Referring to FIG. 5A, automatically or upon user initiation, at process block 50 a graphical interface window, such as window 36, is displayed for the first step of the task. The text for the first audible message is retrieved from a text file stored in the memory 27, at block 52. All the message text may be contained in a single text file or each message may be stored in a separate file. At block 54, the retrieved message text is then converted to audio or speech signals by a text-to-speech software engine, as known in the art. These audio signals are made available to the operating system 24 in digitized form and are subsequently processed within computer 20 using conventional computer audio circuitry. The audio thus generated by the computer is conventionally reproduced by the speakers 23
Using text-to-speech technology provides two primary benefits: (1) it greatly decreases the amount of storage space required for audible interfaces of this kind, an (2) it increases the flexibility, interactivity and user-friendliness of the interface. First, storing the messages as text files significantly reduces the amount of memory required compared to storing audio files. For example, storing thirty minutes of 16 bit, single channel audio recorded at 44 kHz requires approximately 100 MB of memory. In contrast, the same amount of messaging can be stored as a text file in approximately 30 kB of memory, and the TTS engine requires approximately 1.2 MB. Thus, the present invention can operate using dramatically less storage space than typical audible interfaces. Second, the interface is more interactive, in part, because the reduction in memory requirements allows for a greater quantity of messages. Also, the fact that the messages are converted to audio signals rather than pre-recorded, the audio output can include text input by the user, giving the user a greater sense of interactivity.

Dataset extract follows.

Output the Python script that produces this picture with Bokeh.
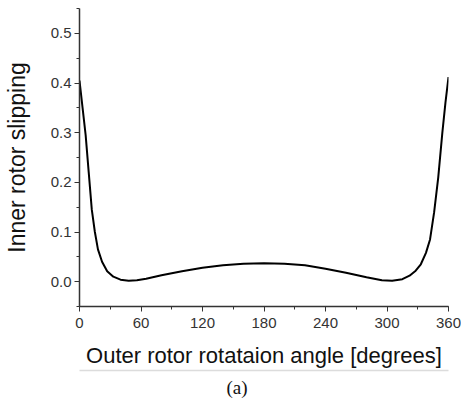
from bokeh.plotting import figure
from bokeh.embed import file_html
from bokeh.resources import INLINE
from bokeh.models import (SingleIntervalTicker, PrintfTickFormatter, LinearAxis,
                          FixedTicker, Title, Range1d)

# data
angle = [0, 3, 6, 9, 12, 15, 18, 22, 27, 33, 40, 48, 56, 65, 80, 100, 120, 140,
         160, 180, 200, 220, 240, 260, 280, 295, 305, 315, 322, 328, 333, 338,
         342, 346, 350, 354, 357, 360]
slip = [0.405, 0.35, 0.295, 0.22, 0.145, 0.10, 0.065, 0.040, 0.021, 0.010,
        0.004, 0.002, 0.003, 0.006, 0.013, 0.021, 0.028, 0.033, 0.036, 0.037,
        0.036, 0.033, 0.026, 0.018, 0.009, 0.003, 0.002, 0.005, 0.012, 0.022,
        0.035, 0.058, 0.085, 0.14, 0.21, 0.30, 0.36, 0.412]

x_label = "Outer rotor rotataion angle [degrees]"
y_label = "Inner rotor slipping"
caption = "(a)"

FONT = "Liberation Sans"
AX = "#333333"

p = figure(width=461, height=402, output_backend="svg", toolbar_location=None,
           x_range=Range1d(0, 360), y_range=Range1d(-0.05, 0.55),
           x_axis_type=None, y_axis_type=None,
           min_border_left=75, min_border_right=13, min_border_top=8,
           min_border_bottom=0)
p.outline_line_color = None
p.xgrid.visible = False
p.ygrid.visible = False
p.background_fill_color = "white"
p.border_fill_color = "white"

xaxis = LinearAxis(ticker=SingleIntervalTicker(interval=60, num_minor_ticks=2),
                   axis_label=x_label)
yaxis = LinearAxis(ticker=SingleIntervalTicker(interval=0.1, num_minor_ticks=2),
                   formatter=PrintfTickFormatter(format="%.1f"),
                   axis_label=y_label)
for ax, lblsize in ((xaxis, "22px"), (yaxis, "23px")):
    ax.axis_line_color = AX
    ax.axis_line_width = 1.5
    ax.major_tick_line_color = AX
    ax.minor_tick_line_color = AX
    ax.major_tick_in = 0
    ax.major_tick_out = 5
    ax.minor_tick_in = 0
    ax.minor_tick_out = 3
    ax.major_label_text_font = FONT
    ax.major_label_text_font_size = "15px"
    ax.major_label_text_color = AX
    ax.axis_label_text_font = FONT
    ax.axis_label_text_font_size = lblsize
    ax.axis_label_text_font_style = "normal"
    ax.axis_label_text_color = "#111111"
xaxis.major_label_standoff = 6
xaxis.axis_label_standoff = 12
yaxis.major_label_standoff = 3
yaxis.axis_label_standoff = 18
p.add_layout(xaxis, "below")
p.add_layout(yaxis, "left")

# faint grey separator line under the axis label
sep = LinearAxis(ticker=FixedTicker(ticks=[]), axis_line_color="#dcdcdc",
                 axis_line_width=1.5,
                 major_label_text_font_size="0px", major_label_standoff=0,
                 major_tick_line_color=None, minor_tick_line_color=None,
                 major_tick_out=0, minor_tick_out=0)
p.add_layout(sep, "below")

p.add_layout(Title(text=caption, align="left", offset=147, standoff=9,
                   text_font="Liberation Serif", text_font_size="19px",
                   text_font_style="normal", text_color="#111111"), "below")

p.line(angle, slip, line_color="black", line_width=2)

open("out.html", "w").write(file_html(p, INLINE))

Referring again to FIG. 5A, at block 56 the message playback is begun and the message is displayed in the read-out text field 48. The text may be displayed at once and remain displayed until the message or step is completed. Alternatively, the text may be displayed substantially as it is reproduced audibly, displaying only a few words, phrases or sentences at one time. The actor 39 may also be animated at block 56 so as to give the appearance of speaking to the user, for example, by pointing to parts of the interface being referred to audibly.
Referring to FIG. 5B, according to a preferred embodiment, the playback continues until completed unless otherwise interrupted by a user playback control input. The user can control the playback much like a conventional cassette tape or compact disc player. Using a familiar control format such as this enhances the usability of the interface. By issuing voice commands or depressing the graphical control buttons 46 with a pointing device, the user may stop or pause the playback, skip ahead to or replay various portions of the message.
Specifically, blocks 58, 60, 62, and 64 are decision steps which correspond to user control over the playback process which may be implemented by voice command or other suitable interface controls. The system determines whether the user inputs a “play”, “stop”, “pause”, “fast forward” or “rewind” control signal. If not, the process continues to block 66 (FIG. 5A) where the display and playback of the message continues.
Otherwise, for example, if the user inputs a “stop” command, the process advances to step 68 where the playback and text display is stopped. At this point, if the user wishes to terminate the interface, block 70, by depressing the “cancel” process control button 44, for example, then the window is closed at block 72. If the user stopped the playback but continues with the task, the process advances to block 74, where the system awaits additional playback control input from the user. If no input is received, the playback and display remain the same. However, if additional input is received, the process returns to block 62 where the user can move the playback ahead, block 76, or back, block 78 and then continue the playback at block 66 (FIG. 5A).
Alternatively, rather than stopping the playback completely, at block 60, the user may pause it temporarily to digest the instruction, locate system or personal data for inputting or for any other reason. The playback is held at the paused position, block 80. At block 82, the system determines whether an input signal has been received to resume playback. If not the playback remains paused, otherwise it is resumed at block 84.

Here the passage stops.